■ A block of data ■
***

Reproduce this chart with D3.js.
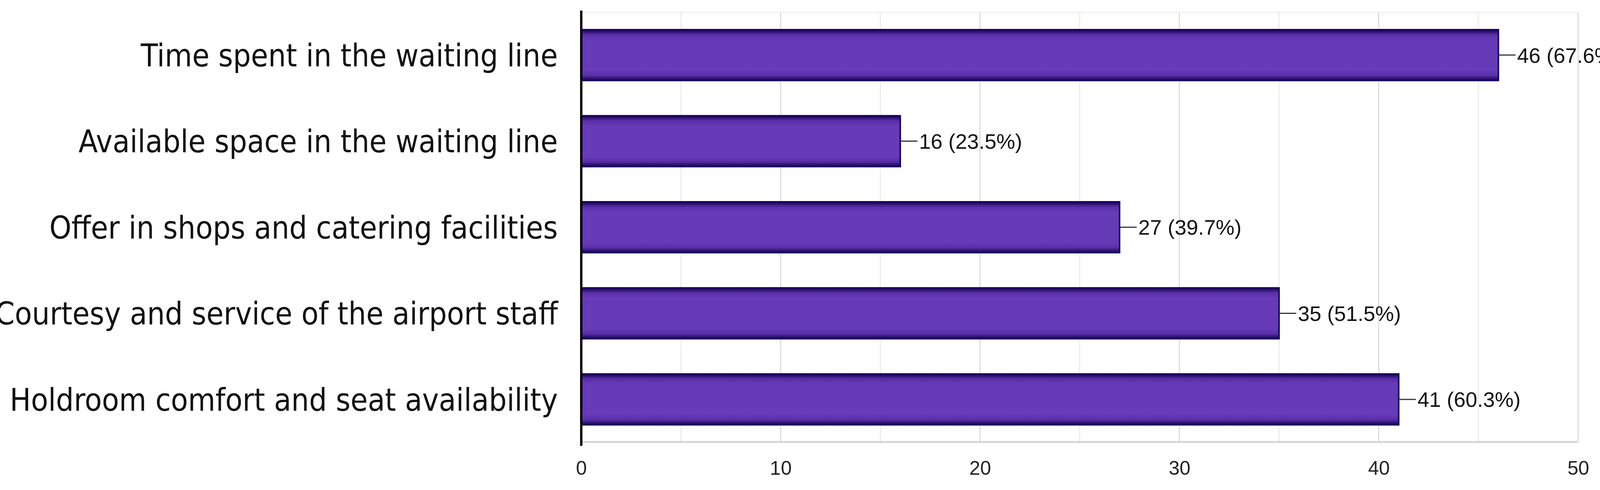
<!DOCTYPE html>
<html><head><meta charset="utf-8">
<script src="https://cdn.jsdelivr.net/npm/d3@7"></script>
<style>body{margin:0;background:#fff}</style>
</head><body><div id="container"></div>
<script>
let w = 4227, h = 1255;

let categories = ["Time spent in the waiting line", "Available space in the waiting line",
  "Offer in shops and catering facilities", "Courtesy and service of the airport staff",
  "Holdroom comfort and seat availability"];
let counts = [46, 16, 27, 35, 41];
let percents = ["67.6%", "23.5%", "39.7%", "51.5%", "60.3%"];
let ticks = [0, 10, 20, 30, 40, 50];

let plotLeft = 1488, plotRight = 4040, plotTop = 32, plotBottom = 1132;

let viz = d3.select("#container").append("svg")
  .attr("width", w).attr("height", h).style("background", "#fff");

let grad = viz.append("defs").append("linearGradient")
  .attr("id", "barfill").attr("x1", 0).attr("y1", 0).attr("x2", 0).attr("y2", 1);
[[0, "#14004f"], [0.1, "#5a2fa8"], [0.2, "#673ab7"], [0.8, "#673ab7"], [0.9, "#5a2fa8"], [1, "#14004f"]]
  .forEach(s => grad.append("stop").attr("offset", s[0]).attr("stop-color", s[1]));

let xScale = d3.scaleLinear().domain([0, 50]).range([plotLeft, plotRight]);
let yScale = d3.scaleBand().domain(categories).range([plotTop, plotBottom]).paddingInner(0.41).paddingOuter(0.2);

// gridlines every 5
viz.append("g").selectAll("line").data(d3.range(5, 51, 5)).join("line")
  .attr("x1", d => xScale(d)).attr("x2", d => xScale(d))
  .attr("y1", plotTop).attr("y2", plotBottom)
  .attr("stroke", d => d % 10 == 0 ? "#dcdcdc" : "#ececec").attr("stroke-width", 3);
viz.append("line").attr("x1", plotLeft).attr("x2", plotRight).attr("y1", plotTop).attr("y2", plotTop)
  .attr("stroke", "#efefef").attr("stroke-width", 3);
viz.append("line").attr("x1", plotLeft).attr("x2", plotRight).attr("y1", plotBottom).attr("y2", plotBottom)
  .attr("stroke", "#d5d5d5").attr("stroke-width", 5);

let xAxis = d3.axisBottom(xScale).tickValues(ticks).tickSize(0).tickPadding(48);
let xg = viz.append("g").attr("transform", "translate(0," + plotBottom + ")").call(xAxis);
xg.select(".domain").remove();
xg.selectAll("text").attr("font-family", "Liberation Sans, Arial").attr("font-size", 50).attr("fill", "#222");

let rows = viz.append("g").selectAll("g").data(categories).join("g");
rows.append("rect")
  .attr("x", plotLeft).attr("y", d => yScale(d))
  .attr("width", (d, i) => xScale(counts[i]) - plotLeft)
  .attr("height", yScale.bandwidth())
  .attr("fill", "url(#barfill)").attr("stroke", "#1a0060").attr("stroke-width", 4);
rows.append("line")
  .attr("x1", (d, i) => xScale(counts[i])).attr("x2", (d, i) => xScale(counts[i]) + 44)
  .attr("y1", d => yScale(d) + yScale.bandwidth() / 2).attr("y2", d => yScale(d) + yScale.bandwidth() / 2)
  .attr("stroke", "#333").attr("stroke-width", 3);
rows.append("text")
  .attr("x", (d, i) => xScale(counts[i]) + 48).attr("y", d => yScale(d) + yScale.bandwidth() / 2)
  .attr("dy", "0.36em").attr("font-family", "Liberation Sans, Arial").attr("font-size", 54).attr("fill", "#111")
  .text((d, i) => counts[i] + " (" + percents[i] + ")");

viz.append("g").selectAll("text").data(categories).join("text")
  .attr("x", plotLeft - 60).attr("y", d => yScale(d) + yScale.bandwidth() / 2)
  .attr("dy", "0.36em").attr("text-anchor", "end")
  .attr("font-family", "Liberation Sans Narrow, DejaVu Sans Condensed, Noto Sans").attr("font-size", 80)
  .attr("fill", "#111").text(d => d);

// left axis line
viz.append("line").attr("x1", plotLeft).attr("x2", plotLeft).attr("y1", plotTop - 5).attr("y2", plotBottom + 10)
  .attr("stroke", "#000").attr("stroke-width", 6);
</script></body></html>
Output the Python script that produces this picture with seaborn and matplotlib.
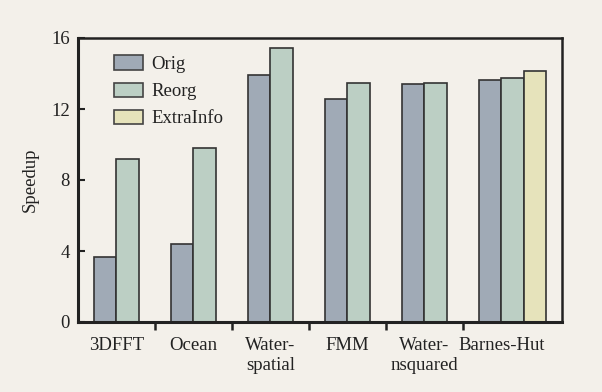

***

■ DESCRIPTION OF THE TASK ■
Exact duplication of all the records is required; pictures are omitted from the copy.

■ WRITTEN ANSWER ■
Reproduce this chart with D3.js.
<!DOCTYPE html>
<html><head><meta charset="utf-8">
<script src="https://cdn.jsdelivr.net/npm/d3@7"></script>
<style>body{margin:0;background:#fff}</style>
</head><body><div id="container"></div>
<script>
let w = 4227, h = 1255;

let categories = ["Time spent in the waiting line", "Available space in the waiting line",
  "Offer in shops and catering facilities", "Courtesy and service of the airport staff",
  "Holdroom comfort and seat availability"];
let counts = [46, 16, 27, 35, 41];
let percents = ["67.6%", "23.5%", "39.7%", "51.5%", "60.3%"];
let ticks = [0, 10, 20, 30, 40, 50];

let plotLeft = 1488, plotRight = 4040, plotTop = 32, plotBottom = 1132;

let viz = d3.select("#container").append("svg")
  .attr("width", w).attr("height", h).style("background", "#fff");

let grad = viz.append("defs").append("linearGradient")
  .attr("id", "barfill").attr("x1", 0).attr("y1", 0).attr("x2", 0).attr("y2", 1);
[[0, "#14004f"], [0.1, "#5a2fa8"], [0.2, "#673ab7"], [0.8, "#673ab7"], [0.9, "#5a2fa8"], [1, "#14004f"]]
  .forEach(s => grad.append("stop").attr("offset", s[0]).attr("stop-color", s[1]));

let xScale = d3.scaleLinear().domain([0, 50]).range([plotLeft, plotRight]);
let yScale = d3.scaleBand().domain(categories).range([plotTop, plotBottom]).paddingInner(0.41).paddingOuter(0.2);

// gridlines every 5
viz.append("g").selectAll("line").data(d3.range(5, 51, 5)).join("line")
  .attr("x1", d => xScale(d)).attr("x2", d => xScale(d))
  .attr("y1", plotTop).attr("y2", plotBottom)
  .attr("stroke", d => d % 10 == 0 ? "#dcdcdc" : "#ececec").attr("stroke-width", 3);
viz.append("line").attr("x1", plotLeft).attr("x2", plotRight).attr("y1", plotTop).attr("y2", plotTop)
  .attr("stroke", "#efefef").attr("stroke-width", 3);
viz.append("line").attr("x1", plotLeft).attr("x2", plotRight).attr("y1", plotBottom).attr("y2", plotBottom)
  .attr("stroke", "#d5d5d5").attr("stroke-width", 5);

let xAxis = d3.axisBottom(xScale).tickValues(ticks).tickSize(0).tickPadding(48);
let xg = viz.append("g").attr("transform", "translate(0," + plotBottom + ")").call(xAxis);
xg.select(".domain").remove();
xg.selectAll("text").attr("font-family", "Liberation Sans, Arial").attr("font-size", 50).attr("fill", "#222");

let rows = viz.append("g").selectAll("g").data(categories).join("g");
rows.append("rect")
  .attr("x", plotLeft).attr("y", d => yScale(d))
  .attr("width", (d, i) => xScale(counts[i]) - plotLeft)
  .attr("height", yScale.bandwidth())
  .attr("fill", "url(#barfill)").attr("stroke", "#1a0060").attr("stroke-width", 4);
rows.append("line")
  .attr("x1", (d, i) => xScale(counts[i])).attr("x2", (d, i) => xScale(counts[i]) + 44)
  .attr("y1", d => yScale(d) + yScale.bandwidth() / 2).attr("y2", d => yScale(d) + yScale.bandwidth() / 2)
  .attr("stroke", "#333").attr("stroke-width", 3);
rows.append("text")
  .attr("x", (d, i) => xScale(counts[i]) + 48).attr("y", d => yScale(d) + yScale.bandwidth() / 2)
  .attr("dy", "0.36em").attr("font-family", "Liberation Sans, Arial").attr("font-size", 54).attr("fill", "#111")
  .text((d, i) => counts[i] + " (" + percents[i] + ")");

viz.append("g").selectAll("text").data(categories).join("text")
  .attr("x", plotLeft - 60).attr("y", d => yScale(d) + yScale.bandwidth() / 2)
  .attr("dy", "0.36em").attr("text-anchor", "end")
  .attr("font-family", "Liberation Sans Narrow, DejaVu Sans Condensed, Noto Sans").attr("font-size", 80)
  .attr("fill", "#111").text(d => d);

// left axis line
viz.append("line").attr("x1", plotLeft).attr("x2", plotLeft).attr("y1", plotTop - 5).attr("y2", plotBottom + 10)
  .attr("stroke", "#000").attr("stroke-width", 6);
</script></body></html>
Output the Python script that produces this picture with seaborn and matplotlib.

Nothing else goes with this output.